As leaders, it seems we spend an inordinate time in meetings. However, we can’t lead well without face time with others. And face time means we must meet with our teams in person. At the same time, an unproductive meeting wastes time and creates frustration. What are some common meeting killers? Consider these 11 and potential solutions for each (some very obvious).

  1. You do more than 25% of the talking.
    • Solution: monitor how much you talk and ask others off-line if they feel like you jabber too much.
  2. Team members regularly jump to conclusions and make pre-mature judgments about what others say.
    • Solution: train your team that great listeners seek understanding first before being understood (a famous Covey quote)
  3. Some people seldom speak up.
    • Solution: specifically ask the quiet ones what they think about an issue.
  4. Team members get easily hurt and offended when their ideas aren’t received well.
    • Solution: if a staffer consistently does this, talk off-line and find out what root issues are causing the touchiness.
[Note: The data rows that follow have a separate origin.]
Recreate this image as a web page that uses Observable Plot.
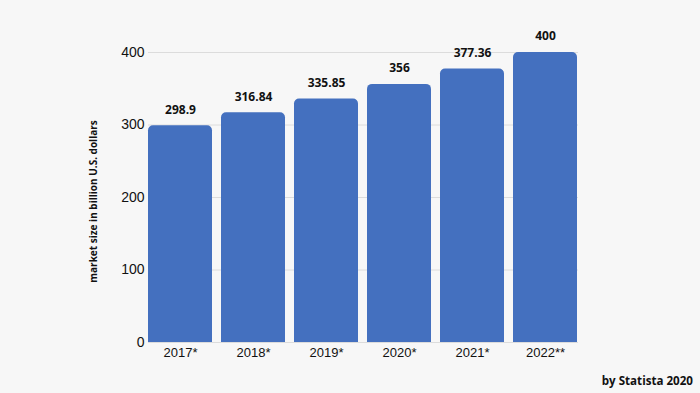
<!DOCTYPE html>
<html><head><meta charset="utf-8">
<script src="https://cdn.jsdelivr.net/npm/d3@7"></script>
<script src="https://cdn.jsdelivr.net/npm/@observablehq/plot@0.6"></script>
<style>
html,body{margin:0;padding:0;background:#f7f7f7;}
#wrap{position:relative;width:700px;height:393px;overflow:hidden;}
#cap{position:absolute;right:7px;top:373px;font:bold 11.6px "Open Sans",sans-serif;color:#111;}
</style></head>
<body><div id="wrap"><div id="chart"></div><div id="cap">by Statista 2020</div></div>
<script>
const years = ["2017*","2018*","2019*","2020*","2021*","2022**"];
const values = [298.9, 316.84, 335.85, 356, 377.36, 400];
const labels = ["298.9","316.84","335.85","356","377.36","400"];
const yTicks = [0,100,200,300,400];
const data = years.map((y,i)=>({year:y, value:values[i], label:labels[i]}));
const blue = "#4470bf";
const chart = Plot.plot({
  width:700, height:393,
  marginLeft:148, marginRight:122, marginTop:52, marginBottom:51,
  style:{background:"#f7f7f7", fontFamily:"'Liberation Sans', Arial, sans-serif"},
  x:{domain:years, paddingInner:0.12, paddingOuter:0, align:0.5, label:null},
  y:{domain:[0,400], ticks:yTicks, label:null},
  marks:[
    Plot.gridY(yTicks,{stroke:"#dcdcdc", strokeOpacity:1, strokeWidth:1}),
    Plot.barY(data,{x:"year", y:"value", fill:blue, rx:5}),
    Plot.barY(data,{x:"year", y1:0, y2:20, fill:blue}),
    Plot.axisX({tickSize:0, tickPadding:5, fontSize:13, fill:"#111", label:null}),
    Plot.axisY(yTicks,{tickSize:0, tickPadding:4, fontSize:14, fill:"#111", label:null}),
    Plot.text(data,{x:"year", y:"value", text:"label", dy:-16, fontSize:12, fontWeight:"bold", fontFamily:"'Open Sans', sans-serif", fill:"#111"}),
    Plot.text(["market size in billion U.S. dollars"],{frameAnchor:"left", textAnchor:"middle", dx:-55, dy:4, rotate:-90, fontSize:10, fontWeight:"bold", fontFamily:"'Open Sans', sans-serif", fill:"#111"})
  ]
});
document.getElementById("chart").appendChild(chart);
</script></body></html>
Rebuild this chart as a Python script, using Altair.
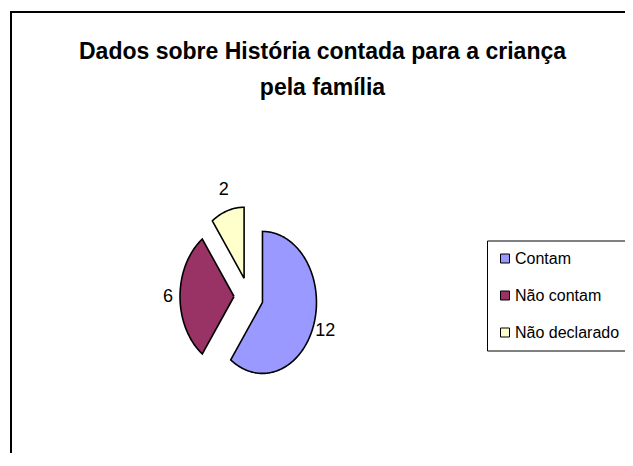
import altair as alt
import pandas as pd

categories = ["Contam", "Não contam", "Não declarado"]
values = [12, 6, 2]
colors = ["#9999FF", "#993366", "#FFFFCC"]
title_lines = ["Dados sobre História contada para a criança", "pela família"]

W, H = 617, 445
CX, CY = 240.6, 288.5
RX, RY = 54, 71
EXPLODE = 0.27
LABEL_RX, LABEL_RY = 80.6, 112
FONT = "Liberation Sans, Arial, sans-serif"

df = pd.DataFrame({"category": categories, "value": values,
                   "idx": list(range(len(categories)))})

xscale = alt.Scale(domain=[-100, 100], range=[CX - 100, CX + 100], nice=False, zero=False)
yscale = alt.Scale(domain=[-100, 100], range=[CY - 100, CY + 100], nice=False, zero=False)

base = alt.Chart(df).transform_joinaggregate(
    total="sum(value)"
).transform_window(
    cum="sum(value)", sort=[alt.SortField("idx")], frame=[None, 0]
).transform_calculate(
    a0="(datum.cum - datum.value) / datum.total * 360",
    a1="datum.cum / datum.total * 360",
    mid="(datum.a0 + datum.a1) / 2",
    ex=f"{EXPLODE * RX} * sin(datum.mid * PI / 180)",
    ey=f"-{EXPLODE * RY} * cos(datum.mid * PI / 180)",
)

slices = base.transform_calculate(
    n="ceil(datum.a1 - datum.a0)",
    steps="sequence(-1, datum.n + 2)",
).transform_flatten(["steps"], as_=["k"]).transform_calculate(
    edge="datum.k >= 0 && datum.k <= datum.n ? 1 : 0",
    ang="min(datum.a0 + datum.k, datum.a1) * PI / 180",
    px=f"datum.ex + datum.edge * {RX} * sin(datum.ang)",
    py=f"datum.ey - datum.edge * {RY} * cos(datum.ang)",
).mark_line(filled=True, stroke="black", strokeWidth=1.6).encode(
    x=alt.X("px:Q", scale=xscale, axis=None),
    y=alt.Y("py:Q", scale=yscale, axis=None),
    color=alt.Color(
        "category:N",
        scale=alt.Scale(domain=categories, range=colors),
        legend=alt.Legend(
            title=None, orient="none", legendX=479, legendY=232.5,
            strokeColor="black", fillColor="white", padding=10,
            symbolType="square", symbolSize=81, symbolStrokeColor="black",
            symbolStrokeWidth=1, labelFont=FONT, labelFontSize=16,
            labelColor="black", labelOffset=2, rowPadding=21, labelLimit=300,
        ),
    ),
    order=alt.Order("k:Q"),
)

labels = base.transform_calculate(
    lx=f"{LABEL_RX} * sin(datum.mid * PI / 180)",
    ly=f"-{LABEL_RY} * cos(datum.mid * PI / 180)",
).mark_text(font=FONT, fontSize=18, color="black").encode(
    x=alt.X("lx:Q", scale=xscale, axis=None),
    y=alt.Y("ly:Q", scale=yscale, axis=None),
    text="value:Q",
)

frame_df = pd.DataFrame({"f": [0]})
top_rule = alt.Chart(frame_df).mark_rule(color="black", strokeWidth=2).encode(
    x=alt.value(3), x2=alt.value(W), y=alt.value(4)
)
left_rule = alt.Chart(frame_df).mark_rule(color="black", strokeWidth=2).encode(
    x=alt.value(3), y=alt.value(3), y2=alt.value(H)
)

chart = alt.layer(top_rule, left_rule, slices, labels).properties(
    width=W, height=H, padding=0,
    autosize=alt.AutoSizeParams(type="none"),
    title=alt.TitleParams(
        text=title_lines, font=FONT, fontSize=23, fontWeight="bold",
        color="black", anchor="middle", frame="group", offset=-92,
        lineHeight=36, dx=6,
    ),
).configure_view(strokeWidth=0)

chart.save("out.html", embed_options={"renderer": "svg", "actions": False})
  5. There is too much happy talk. Seldom do you discuss emotional and/or difficult issues.
    • Solution: don’t fear difficult conversations. Encourage them. Those can provide some of your greatest leadership learnings.
  6. Someone interrupts to complete somebody else’s sentences when he or she is having a difficult time formulating ideas.
    • Solution: if that happens, ask the person who was cut off if she felt she was able to fully share her thoughts.
  7. Personal stuff comes up that should have been addressed off-line and 1-1.
    • Solution: set expectations annually about how you expect meetings to go. Include the importance of discussing personal issues off-line.
  8. Too many rabbits get chased that have nothing to do with the agenda items.
    • Solution: if you lead the meeting, again, set the expectation that as the meeting leader you have the prerogative to shoot the rabbit.
  9. You try to accomplish too much in a meeting and as a result feel rushed.
    • Solution: schedule different kinds of meetings…perhaps some need to focus on weekly tactical items while others should focus on just one or two strategic items.
  10. Your meetings are waaaaay too long.
    • Solution: Shorten your meetings. Meetings beyond 2-2 1/2 hours are seldom productive unless you break them up with lunch, dinner, or something that isn’t mentally draining.
  11. You don’t start or end your meetings on time.
    • Solution: start and end on time.

What meeting killers have you seen in your experience? How have you killed those killers?